:: Problem statement ::
Copy all of the material word for word, except for the pictures.

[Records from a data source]
-=-=-

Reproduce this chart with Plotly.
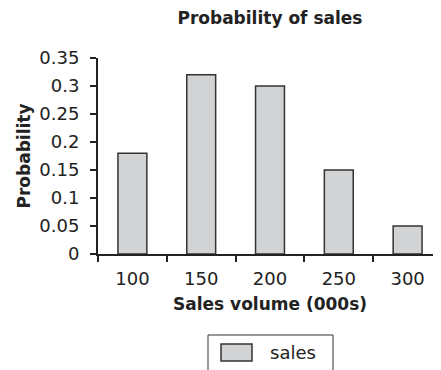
import plotly.graph_objects as go

categories = ["100", "150", "200", "250", "300"]
probabilities = [0.18, 0.32, 0.30, 0.15, 0.05]
y_ticks = [0, 0.05, 0.1, 0.15, 0.2, 0.25, 0.3, 0.35]
y_tick_labels = ["0", "0.05", "0.1", "0.15", "0.2", "0.25", "0.3", "0.35"]
series_name = "sales"

FONT = "DejaVu Sans, Verdana, sans-serif"
INK = "#222222"
BAR_FILL = "#d2d3d5"
BAR_EDGE = "#333333"

fig = go.Figure()
fig.add_trace(go.Bar(
    x=categories, y=probabilities, name=series_name,
    marker=dict(color=BAR_FILL, line=dict(color=BAR_EDGE, width=1.5)),
    width=0.42, showlegend=False,
))

# Legend drawn in paper coordinates (box, swatch, label) below the axis
fig.add_shape(type="rect", xref="paper", yref="paper",
              x0=0.3198, x1=0.6831, y0=-0.4133, y1=-0.70,
              line=dict(color=BAR_EDGE, width=1), fillcolor="white", layer="above")
fig.add_shape(type="rect", xref="paper", yref="paper",
              x0=0.3576, x1=0.4477, y0=-0.459, y1=-0.546,
              line=dict(color=BAR_EDGE, width=1.5), fillcolor=BAR_FILL, layer="above")
fig.add_annotation(text=series_name, xref="paper", yref="paper",
                   x=0.494, y=-0.50, xanchor="left", yanchor="middle",
                   showarrow=False, font=dict(size=18, color=INK))

fig.update_layout(
    width=441, height=370,
    margin=dict(l=90, r=7, t=50, b=124, pad=0),
    paper_bgcolor="white", plot_bgcolor="white",
    font=dict(family=FONT, size=18, color=INK),
    title=dict(text="<b>Probability of sales</b>", x=0.594, xanchor="center",
               y=0.973, yanchor="middle", yref="container",
               font=dict(size=17, color=INK)),
    showlegend=False,
)
fig.update_xaxes(
    type="category", tickson="boundaries", ticks="outside", ticklen=6,
    tickwidth=1.5, tickcolor=INK, automargin=False,
    showline=True, linecolor=INK, linewidth=2, showgrid=False,
    tickfont=dict(size=18), ticklabelstandoff=7,
    title=dict(text="<b>Sales volume (000s)</b>", font=dict(size=17), standoff=11),
)
fig.update_yaxes(
    range=[0, 0.35], tickvals=y_ticks, ticktext=y_tick_labels,
    ticks="outside", ticklen=6, tickwidth=1.5, tickcolor=INK, automargin=False,
    showline=True, linecolor=INK, linewidth=2, showgrid=False,
    zeroline=False, tickfont=dict(size=18), ticklabelstandoff=7,
    title=dict(text="<b>Probability</b>", font=dict(size=17), standoff=4),
)

fig.write_html("out.html")
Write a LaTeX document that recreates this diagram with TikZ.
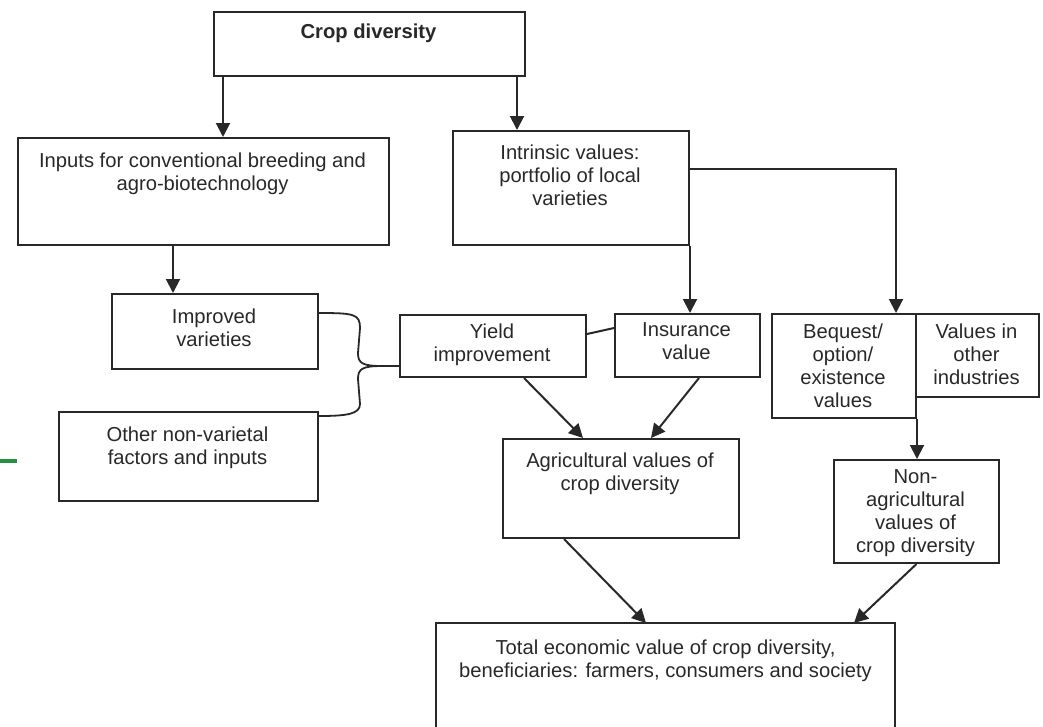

-=-=-

:: Written response ::
Reproduce this chart with Plotly.
import plotly.graph_objects as go

categories = ["100", "150", "200", "250", "300"]
probabilities = [0.18, 0.32, 0.30, 0.15, 0.05]
y_ticks = [0, 0.05, 0.1, 0.15, 0.2, 0.25, 0.3, 0.35]
y_tick_labels = ["0", "0.05", "0.1", "0.15", "0.2", "0.25", "0.3", "0.35"]
series_name = "sales"

FONT = "DejaVu Sans, Verdana, sans-serif"
INK = "#222222"
BAR_FILL = "#d2d3d5"
BAR_EDGE = "#333333"

fig = go.Figure()
fig.add_trace(go.Bar(
    x=categories, y=probabilities, name=series_name,
    marker=dict(color=BAR_FILL, line=dict(color=BAR_EDGE, width=1.5)),
    width=0.42, showlegend=False,
))

# Legend drawn in paper coordinates (box, swatch, label) below the axis
fig.add_shape(type="rect", xref="paper", yref="paper",
              x0=0.3198, x1=0.6831, y0=-0.4133, y1=-0.70,
              line=dict(color=BAR_EDGE, width=1), fillcolor="white", layer="above")
fig.add_shape(type="rect", xref="paper", yref="paper",
              x0=0.3576, x1=0.4477, y0=-0.459, y1=-0.546,
              line=dict(color=BAR_EDGE, width=1.5), fillcolor=BAR_FILL, layer="above")
fig.add_annotation(text=series_name, xref="paper", yref="paper",
                   x=0.494, y=-0.50, xanchor="left", yanchor="middle",
                   showarrow=False, font=dict(size=18, color=INK))

fig.update_layout(
    width=441, height=370,
    margin=dict(l=90, r=7, t=50, b=124, pad=0),
    paper_bgcolor="white", plot_bgcolor="white",
    font=dict(family=FONT, size=18, color=INK),
    title=dict(text="<b>Probability of sales</b>", x=0.594, xanchor="center",
               y=0.973, yanchor="middle", yref="container",
               font=dict(size=17, color=INK)),
    showlegend=False,
)
fig.update_xaxes(
    type="category", tickson="boundaries", ticks="outside", ticklen=6,
    tickwidth=1.5, tickcolor=INK, automargin=False,
    showline=True, linecolor=INK, linewidth=2, showgrid=False,
    tickfont=dict(size=18), ticklabelstandoff=7,
    title=dict(text="<b>Sales volume (000s)</b>", font=dict(size=17), standoff=11),
)
fig.update_yaxes(
    range=[0, 0.35], tickvals=y_ticks, ticktext=y_tick_labels,
    ticks="outside", ticklen=6, tickwidth=1.5, tickcolor=INK, automargin=False,
    showline=True, linecolor=INK, linewidth=2, showgrid=False,
    zeroline=False, tickfont=dict(size=18), ticklabelstandoff=7,
    title=dict(text="<b>Probability</b>", font=dict(size=17), standoff=4),
)

fig.write_html("out.html")
Write a LaTeX document that recreates this diagram with TikZ.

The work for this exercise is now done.